How To Stop Negative Thoughts

But, the good news is, you don’t have to be stuck in a negative spiral (read that statement again so it sinks in). You can consciously work to turn that Debbie Downer mentality around. And it starts by recognizing your negative ways of thinking.

  • Imagine a stop sign literally. This can help put the brakes on the negative thought as it strikes. “This kind of visualization—of a literal diversion—can help move your attention away from negative thoughts,” Dr. Brenner says. You can also try distracting yourself—listen to music, go for a walk, imagine a positive memory, call a friend. “Switching to another task where you can get absorbed in something more efficacious helps build self-esteem and give you a realistic positive reappraisal.” he says.

  • Be curious, not self-critical. This is a way of being kind to yourself when uncomfortable thoughts come up. “Giving yourself a compassionate pause can serve as a distraction, an interruption, and a way to change the activity of brain networks,” Dr. Brenner says. Studies show, over time, compassion-based practices, such as giving yourself a positive affirmation like, “I’m doing the best I can,” or “I’m being really hard on myself,” can help a great deal to change the way the brain responds to negativity by reducing self-critical thinking and anxiety.

  • Pay attention to the thought itself.

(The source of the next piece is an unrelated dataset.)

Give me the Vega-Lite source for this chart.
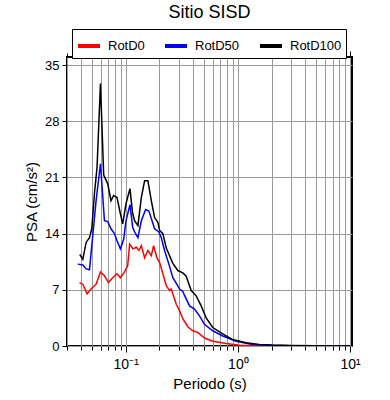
{
  "$schema": "https://vega.github.io/schema/vega-lite/v6.json",
  "width": 285,
  "height": 289,
  "autosize": "none",
  "padding": {"left": 67, "top": 57, "right": 38, "bottom": 54},
  "title": {"text": "Sitio SISD", "fontSize": 18, "fontWeight": "normal", "font": "Liberation Sans", "color": "black", "anchor": "middle", "offset": 7},
  "data": {"values": [
    {"s":"RotD0","T":0.0388,"V":7.9},{"s":"RotD0","T":0.0415,"V":7.7},{"s":"RotD0","T":0.0453,"V":6.5},{"s":"RotD0","T":0.0491,"V":7.1},{"s":"RotD0","T":0.0545,"V":7.7},{"s":"RotD0","T":0.0596,"V":9.2},{"s":"RotD0","T":0.0647,"V":8.75},{"s":"RotD0","T":0.0702,"V":7.9},{"s":"RotD0","T":0.0766,"V":8.5},{"s":"RotD0","T":0.0837,"V":9.0},{"s":"RotD0","T":0.0897,"V":8.5},{"s":"RotD0","T":0.0974,"V":9.2},{"s":"RotD0","T":0.1042,"V":10.0},{"s":"RotD0","T":0.1085,"V":12.7},{"s":"RotD0","T":0.1161,"V":12.1},{"s":"RotD0","T":0.1245,"V":12.3},{"s":"RotD0","T":0.1313,"V":11.9},{"s":"RotD0","T":0.1379,"V":12.5},{"s":"RotD0","T":0.1475,"V":11.0},{"s":"RotD0","T":0.1578,"V":11.9},{"s":"RotD0","T":0.1692,"V":11.25},{"s":"RotD0","T":0.1774,"V":12.5},{"s":"RotD0","T":0.1898,"V":11.0},{"s":"RotD0","T":0.2006,"V":10.4},{"s":"RotD0","T":0.2146,"V":9.0},{"s":"RotD0","T":0.2301,"V":7.5},{"s":"RotD0","T":0.2461,"V":6.9},{"s":"RotD0","T":0.2548,"V":7.1},{"s":"RotD0","T":0.2823,"V":5.2},{"s":"RotD0","T":0.302,"V":4.4},{"s":"RotD0","T":0.3231,"V":3.4},{"s":"RotD0","T":0.358,"V":2.4},{"s":"RotD0","T":0.3965,"V":1.9},{"s":"RotD0","T":0.4393,"V":1.7},{"s":"RotD0","T":0.5038,"V":1.0},{"s":"RotD0","T":0.597,"V":0.6},{"s":"RotD0","T":0.7857,"V":0.3},{"s":"RotD0","T":1.031,"V":0.1},{"s":"RotD0","T":1.5,"V":0.05},{"s":"RotD0","T":2,"V":0.03},{"s":"RotD0","T":3,"V":0.02},{"s":"RotD0","T":5,"V":0.01},{"s":"RotD0","T":10,"V":0.005},
    {"s":"RotD50","T":0.0374,"V":10.2},{"s":"RotD50","T":0.0415,"V":10.1},{"s":"RotD50","T":0.0444,"V":9.6},{"s":"RotD50","T":0.0476,"V":9.5},{"s":"RotD50","T":0.0545,"V":18.1},{"s":"RotD50","T":0.0596,"V":22.7},{"s":"RotD50","T":0.0647,"V":15.6},{"s":"RotD50","T":0.0692,"V":15.5},{"s":"RotD50","T":0.074,"V":14.6},{"s":"RotD50","T":0.0794,"V":14.0},{"s":"RotD50","T":0.0837,"V":13.1},{"s":"RotD50","T":0.0897,"V":12.1},{"s":"RotD50","T":0.096,"V":13.3},{"s":"RotD50","T":0.1006,"V":15.6},{"s":"RotD50","T":0.1092,"V":17.6},{"s":"RotD50","T":0.1154,"V":14.8},{"s":"RotD50","T":0.1202,"V":14.2},{"s":"RotD50","T":0.1286,"V":13.5},{"s":"RotD50","T":0.1379,"V":15.6},{"s":"RotD50","T":0.1506,"V":17.0},{"s":"RotD50","T":0.1611,"V":16.8},{"s":"RotD50","T":0.1811,"V":14.6},{"s":"RotD50","T":0.1977,"V":14.2},{"s":"RotD50","T":0.2077,"V":13.5},{"s":"RotD50","T":0.2146,"V":12.7},{"s":"RotD50","T":0.2222,"V":11.9},{"s":"RotD50","T":0.2426,"V":10.2},{"s":"RotD50","T":0.2633,"V":8.5},{"s":"RotD50","T":0.2917,"V":7.5},{"s":"RotD50","T":0.302,"V":7.1},{"s":"RotD50","T":0.3231,"V":6.8},{"s":"RotD50","T":0.3346,"V":6.3},{"s":"RotD50","T":0.3707,"V":5.0},{"s":"RotD50","T":0.4106,"V":4.6},{"s":"RotD50","T":0.4548,"V":3.75},{"s":"RotD50","T":0.5038,"V":2.7},{"s":"RotD50","T":0.597,"V":1.9},{"s":"RotD50","T":0.7328,"V":1.25},{"s":"RotD50","T":0.9638,"V":0.6},{"s":"RotD50","T":1.354,"V":0.2},{"s":"RotD50","T":2,"V":0.08},{"s":"RotD50","T":3,"V":0.04},{"s":"RotD50","T":5,"V":0.02},{"s":"RotD50","T":10,"V":0.008},
    {"s":"RotD100","T":0.039,"V":11.4},{"s":"RotD100","T":0.0415,"V":10.8},{"s":"RotD100","T":0.0444,"V":12.9},{"s":"RotD100","T":0.0476,"V":13.5},{"s":"RotD100","T":0.0499,"V":14.6},{"s":"RotD100","T":0.0527,"V":19.0},{"s":"RotD100","T":0.0556,"V":22.3},{"s":"RotD100","T":0.0596,"V":32.7},{"s":"RotD100","T":0.0637,"V":21.3},{"s":"RotD100","T":0.0692,"V":20.2},{"s":"RotD100","T":0.074,"V":18.1},{"s":"RotD100","T":0.0782,"V":18.75},{"s":"RotD100","T":0.0837,"V":18.5},{"s":"RotD100","T":0.0897,"V":16.5},{"s":"RotD100","T":0.094,"V":15.2},{"s":"RotD100","T":0.1006,"V":17.7},{"s":"RotD100","T":0.1092,"V":19.6},{"s":"RotD100","T":0.1154,"V":16.5},{"s":"RotD100","T":0.1202,"V":15.6},{"s":"RotD100","T":0.1286,"V":15.0},{"s":"RotD100","T":0.1379,"V":18.5},{"s":"RotD100","T":0.1475,"V":20.6},{"s":"RotD100","T":0.1578,"V":20.6},{"s":"RotD100","T":0.1692,"V":18.1},{"s":"RotD100","T":0.1811,"V":16.0},{"s":"RotD100","T":0.1937,"V":15.4},{"s":"RotD100","T":0.2006,"V":14.4},{"s":"RotD100","T":0.2146,"V":14.0},{"s":"RotD100","T":0.2301,"V":12.2},{"s":"RotD100","T":0.2633,"V":10.3},{"s":"RotD100","T":0.2917,"V":9.4},{"s":"RotD100","T":0.3231,"V":9.1},{"s":"RotD100","T":0.3464,"V":8.7},{"s":"RotD100","T":0.358,"V":8.1},{"s":"RotD100","T":0.3838,"V":6.9},{"s":"RotD100","T":0.4251,"V":6.25},{"s":"RotD100","T":0.4709,"V":5.0},{"s":"RotD100","T":0.5216,"V":3.5},{"s":"RotD100","T":0.597,"V":2.3},{"s":"RotD100","T":0.7328,"V":1.5},{"s":"RotD100","T":0.899,"V":0.8},{"s":"RotD100","T":1.183,"V":0.4},{"s":"RotD100","T":1.553,"V":0.2},{"s":"RotD100","T":2,"V":0.12},{"s":"RotD100","T":3,"V":0.06},{"s":"RotD100","T":5,"V":0.03},{"s":"RotD100","T":10,"V":0.01}
  ]},
  "layer": [
    {
      "mark": {"type": "line", "strokeWidth": 1.5, "clip": true},
      "encoding": {
        "x": {"field": "T", "type": "quantitative",
          "scale": {"type": "log", "domain": [0.03, 10.4], "nice": false},
          "axis": {"orient": "bottom", "title": "Periodo (s)", "titlePadding": 5, "titleFontSize": 15,
            "values": [0.03,0.04,0.05,0.06,0.07,0.08,0.09,0.1,0.2,0.3,0.4,0.5,0.6,0.7,0.8,0.9,1,2,3,4,5,6,7,8,9,10],
            "labelExpr": "datum.value == 0.1 ? '10⁻¹' : datum.value == 1 ? '10⁰' : datum.value == 10 ? '10¹' : ''",
            "tickSize": {"condition": {"test": "datum.value == 0.1 || datum.value == 1 || datum.value == 10", "value": 6}, "value": 4},
            "labelPadding": 5, "labelFontSize": 14, "grid": true}},
        "y": {"field": "V", "type": "quantitative",
          "scale": {"domain": [0, 36], "nice": false},
          "axis": {"title": "PSA (cm/s²)", "titleFontSize": 15, "values": [0,7,14,21,28,35], "tickSize": 5, "labelPadding": 3, "labelFontSize": 13, "titlePadding": 5, "grid": true}},
        "color": {"field": "s", "type": "nominal",
          "scale": {"domain": ["RotD0","RotD50","RotD100"], "range": ["#ff0000","#0000ff","#000000"]},
          "legend": {"orient": "none", "legendX": 5, "legendY": -28, "direction": "horizontal", "title": null,
            "strokeColor": "black", "padding": 4, "fillColor": "white",
            "symbolType": "stroke", "symbolStrokeWidth": 4, "symbolSize": 484,
            "labelFontSize": 13, "labelFont": "Liberation Sans", "labelColor": "black", "labelOffset": 6, "columnPadding": 12}},
        "order": {"field": "s", "sort": "ascending"}
      }
    },
    {
      "mark": {"type": "line", "opacity": 0},
      "encoding": {
        "x": {"field": "T", "type": "quantitative",
          "axis": {"orient": "top", "title": null, "grid": false,
            "values": [0.03,0.04,0.05,0.06,0.07,0.08,0.09,0.1,0.2,0.3,0.4,0.5,0.6,0.7,0.8,0.9,1,2,3,4,5,6,7,8,9,10],
            "labels": false,
            "tickSize": {"condition": {"test": "datum.value == 0.1 || datum.value == 1 || datum.value == 10", "value": 6}, "value": 4}}},
        "y": {"field": "V", "type": "quantitative"},
        "detail": {"field": "s"}
      }
    }
  ],
  "resolve": {"axis": {"x": "independent"}},
  "config": {
    "font": "Liberation Sans",
    "view": {"stroke": "black", "strokeWidth": 2},
    "axis": {"domain": false, "labelFontSize": 12, "labelColor": "black", "tickColor": "black", "tickWidth": 1,
      "titleFontSize": 14, "titleFontWeight": "normal", "titleColor": "black",
      "gridColor": "#9a9a9a", "gridOpacity": 1, "gridWidth": 1, "labelFont": "Liberation Sans", "titleFont": "Liberation Sans"}
  }
}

Did you ever realize, the more you try not to think about something, the more you, in fact, think about it? “When people try to push negative emotions away, they unintentionally grow stronger,” Dr. Naragon-Gainey says. Studies show being mindful by honoring and accepting the thought and trying to work through it in a constructive way can help resolve the underlying issues. “Practice noticing the thought without jumping to judgement,” she says. Try to understand why thinking this way is problematic. Say things like, “Is this thought accurate? Is this thought helpful?” Taking a cognitive perspective can help you cultivate more accurate and helpful ways of thinking and feeling.